Homeowners aged 65 or older can qualify for a homestead exemption and a tax ceiling on school district taxes. While this ceiling can help stabilize costs, rising home values can still impact your overall property tax burden.

3. Nebraska: The Cornhusker State’s Property Bite

  • Average effective property tax rate: 1.6%
  • Estimated average annual bill: $3,500-$4,500

Nebraska grapples with a high property tax rate relative to its home values. The state does provide a homestead exemption program for qualified seniors, veterans, and disabled homeowners. Eligibility is income-based, with benefits ranging from partial relief to full exemption in specific, limited cases.

2. New York: A Tale of Two Tax Bills

  • Average effective property tax rate: 1.6%
  • Estimated average annual bill: $5,000+ statewide (much higher in certain counties)

New York presents a mixed bag for property taxes. While the statewide average rate is high, some counties face significantly larger bills due to sky-high property values.

Senior citizens may qualify for the Enhanced STAR exemption, along with local senior exemptions based on income. Since local governments set rates, the actual tax burden can vary dramatically by county and school district.

1. Wisconsin: The Badger State’s Enduring Bill

  • Average effective property tax rate: 1.25%
  • Estimated average annual bill: $3,500-$4,000

Wisconsin maintains a notably high property tax rate, a characteristic that isn’t new for the state. While the effective rate has seen a recent dip, the overall bill amount has largely remained consistent.

The Wisconsin Homestead Credit can offer relief for lower-income retirees. Additionally, a property tax deferral loan program allows qualifying seniors to postpone payments, though these deferred taxes become a lien on the property.

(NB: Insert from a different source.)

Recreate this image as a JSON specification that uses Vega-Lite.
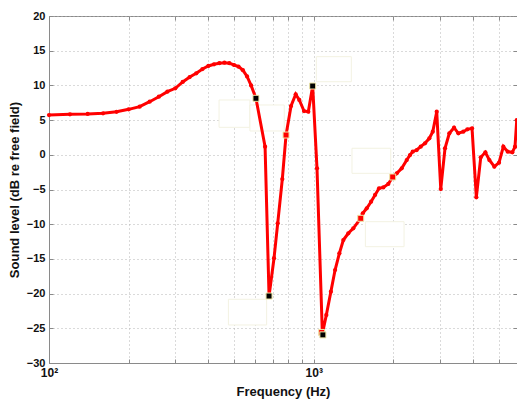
{
  "$schema": "https://vega.github.io/schema/vega-lite/v6.json",
  "width": 468,
  "height": 347,
  "autosize": {"type": "none"},
  "padding": {"left": 49, "top": 16, "right": 0, "bottom": 36},
  "background": "white",
  "config": {
    "view": {"stroke": "#8a8a8a", "strokeWidth": 1},
    "font": "Liberation Sans",
    "axis": {
      "labelFont": "Liberation Sans",
      "labelFontWeight": "bold",
      "labelFontSize": 11,
      "labelColor": "#111",
      "titleFont": "Liberation Sans",
      "titleFontWeight": "bold",
      "titleFontSize": 13,
      "titleColor": "#111",
      "domainColor": "#8a8a8a",
      "tickColor": "#8a8a8a"
    }
  },
  "datasets": {
    "curve": [
      {"f": 100, "db": 5.73}, {"f": 120, "db": 5.83}, {"f": 140, "db": 5.88}, {"f": 160, "db": 5.98},
      {"f": 180, "db": 6.2}, {"f": 200, "db": 6.55}, {"f": 220, "db": 6.93}, {"f": 240, "db": 7.65},
      {"f": 260, "db": 8.37}, {"f": 280, "db": 9.1}, {"f": 300, "db": 9.58}, {"f": 320, "db": 10.5},
      {"f": 340, "db": 11.2}, {"f": 360, "db": 11.74}, {"f": 380, "db": 12.36}, {"f": 400, "db": 12.8},
      {"f": 420, "db": 13.04}, {"f": 440, "db": 13.2}, {"f": 460, "db": 13.27}, {"f": 480, "db": 13.2},
      {"f": 500, "db": 12.94}, {"f": 520, "db": 12.7}, {"f": 540, "db": 12.2}, {"f": 560, "db": 11.3},
      {"f": 580, "db": 10.0}, {"f": 605, "db": 8.14}, {"f": 655, "db": 1.17}, {"f": 678, "db": -20.35},
      {"f": 708, "db": -14.9}, {"f": 731, "db": -9.88}, {"f": 761, "db": -3.49}, {"f": 786, "db": 2.85},
      {"f": 821, "db": 7.03}, {"f": 855, "db": 8.72}, {"f": 882, "db": 7.9}, {"f": 919, "db": 6.31},
      {"f": 954, "db": 6.21}, {"f": 991, "db": 9.91}, {"f": 1029, "db": -1.95}, {"f": 1078, "db": -25.8},
      {"f": 1116, "db": -23.08}, {"f": 1161, "db": -19.72}, {"f": 1204, "db": -16.6}, {"f": 1250, "db": -14.2},
      {"f": 1294, "db": -12.28}, {"f": 1351, "db": -11.31}, {"f": 1411, "db": -10.6}, {"f": 1505, "db": -9.15},
      {"f": 1532, "db": -8.43}, {"f": 1586, "db": -7.71}, {"f": 1647, "db": -6.76}, {"f": 1705, "db": -5.79},
      {"f": 1765, "db": -4.83}, {"f": 1832, "db": -4.7}, {"f": 1913, "db": -4.2}, {"f": 1988, "db": -3.2},
      {"f": 2059, "db": -2.67}, {"f": 2150, "db": -1.95}, {"f": 2246, "db": -0.75}, {"f": 2311, "db": -0.03},
      {"f": 2366, "db": 0.45}, {"f": 2449, "db": 0.69}, {"f": 2536, "db": 1.17}, {"f": 2633, "db": 1.66},
      {"f": 2734, "db": 2.38}, {"f": 2816, "db": 3.33}, {"f": 2915, "db": 6.21}, {"f": 3019, "db": -4.93},
      {"f": 3133, "db": 0.94}, {"f": 3253, "db": 3.1}, {"f": 3389, "db": 3.91}, {"f": 3518, "db": 3.1},
      {"f": 3674, "db": 3.33}, {"f": 3805, "db": 3.67}, {"f": 3963, "db": 3.82}, {"f": 4114, "db": -6.12},
      {"f": 4275, "db": -0.36}, {"f": 4450, "db": 0.36}, {"f": 4607, "db": -0.75}, {"f": 4812, "db": -1.71},
      {"f": 5012, "db": -1.14}, {"f": 5204, "db": 1.17}, {"f": 5407, "db": 0.45}, {"f": 5627, "db": 0.36},
      {"f": 5760, "db": 1.17}, {"f": 5847, "db": 5.0}
    ],
    "markers": [
      {"f": 605, "db": 8.14, "kind": "black"},
      {"f": 678, "db": -20.35, "kind": "black"},
      {"f": 991, "db": 9.91, "kind": "black"},
      {"f": 786, "db": 2.85, "kind": "red"},
      {"f": 1505, "db": -9.15, "kind": "red"},
      {"f": 1988, "db": -3.2, "kind": "red"},
      {"f": 1072, "db": -25.6, "kind": "red"},
      {"f": 1083, "db": -25.95, "kind": "black"}
    ],
    "boxes": [
      {"f1": 439, "f2": 574, "d1": 7.9, "d2": 3.96},
      {"f1": 574, "f2": 774, "d1": 7.18, "d2": 3.43},
      {"f1": 1023, "f2": 1387, "d1": 14.14, "d2": 10.53},
      {"f1": 1395, "f2": 1954, "d1": 0.94, "d2": -2.67},
      {"f1": 1567, "f2": 2194, "d1": -9.64, "d2": -13.24},
      {"f1": 476, "f2": 664, "d1": -20.82, "d2": -24.52}
    ]
  },
  "resolve": {"axis": {"x": "independent", "y": "independent"}},
  "layer": [
    {
      "data": {"name": "boxes"},
      "mark": {"type": "rect", "fill": "#ffffff", "stroke": "#f3f2e2", "strokeWidth": 1},
      "encoding": {
        "x": {
          "field": "f1", "type": "quantitative",
          "scale": {"type": "log", "domain": [100, 5860], "nice": false},
          "axis": {
            "orient": "bottom",
            "values": [100, 200, 300, 400, 500, 600, 700, 800, 900, 1000, 2000, 3000, 4000, 5000],
            "labelExpr": "datum.value == 100 ? '10²' : (datum.value == 1000 ? '10³' : '')",
            "grid": true, "gridDash": [1, 3], "gridColor": "#b4b4b4",
            "tickSize": -4, "labelPadding": 8, "labelFontSize": 12,
            "title": "Frequency (Hz)", "titlePadding": 7,
            "labelFlush": false, "labelOverlap": false
          }
        },
        "x2": {"field": "f2"},
        "y": {
          "field": "d1", "type": "quantitative",
          "scale": {"domain": [-30, 20], "nice": false, "zero": false},
          "axis": {
            "orient": "left",
            "values": [-30, -25, -20, -15, -10, -5, 0, 5, 10, 15, 20],
            "grid": true, "gridDash": [1, 3], "gridColor": "#b4b4b4",
            "tickSize": -4, "labelPadding": 8,
            "title": "Sound level (dB re free field)", "titlePadding": 5,
            "labelFlush": false, "labelOverlap": false
          }
        },
        "y2": {"field": "d2"}
      }
    },
    {
      "data": {"name": "curve"},
      "mark": {"type": "line", "color": "#ff0000", "strokeWidth": 3,
               "point": {"filled": true, "color": "#ff0000", "size": 18}},
      "encoding": {
        "x": {"field": "f", "type": "quantitative",
              "axis": {"orient": "top", "values": [100, 200, 300, 400, 500, 600, 700, 800, 900, 1000, 2000, 3000, 4000, 5000],
                       "labels": false, "grid": false, "tickSize": -4, "title": null, "domain": false}},
        "y": {"field": "db", "type": "quantitative",
              "axis": {"orient": "right", "values": [-30, -25, -20, -15, -10, -5, 0, 5, 10, 15, 20],
                       "labels": false, "grid": false, "tickSize": -4, "title": null, "domain": false}}
      }
    },
    {
      "data": {"name": "markers"},
      "mark": {"type": "point", "shape": "square", "filled": true, "size": 36, "stroke": "#eee6a8", "strokeWidth": 1, "opacity": 1},
      "encoding": {
        "x": {"field": "f", "type": "quantitative", "axis": null},
        "y": {"field": "db", "type": "quantitative", "axis": null},
        "fill": {"field": "kind", "type": "nominal",
                 "scale": {"domain": ["black", "red"], "range": ["#000000", "#ff0000"]}, "legend": null}
      }
    }
  ]
}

What Retirees Should Keep an Eye On

High property taxes don’t automatically disqualify a state for retirement, but savvy retirees should consider:

  • Assessment Stability: How consistently have property assessments changed over time?
  • Exemption Renewal: Do relief programs automatically renew, or do they require annual applications?
  • Income Limits: Are there income thresholds tied to these relief programs?
  • Future Reassessments: Be aware of the potential for reassessments after home improvements.

Even a modest 1% increase in assessed value can translate into hundreds of additional dollars each year in high-tax states.

The Bottom Line

Property taxes vary considerably across the country, but in several states, they can take a significant chunk out of a retiree’s fixed income. Understanding the effective rates and available senior relief programs is crucial for making informed, long-term housing decisions.

In some states, property taxes can continue to rise even after you qualify for a senior exemption, often due to school levies and local board measures. Regularly reviewing your assessment and understanding local ballot initiatives are practical moves for any homeowner planning for retirement.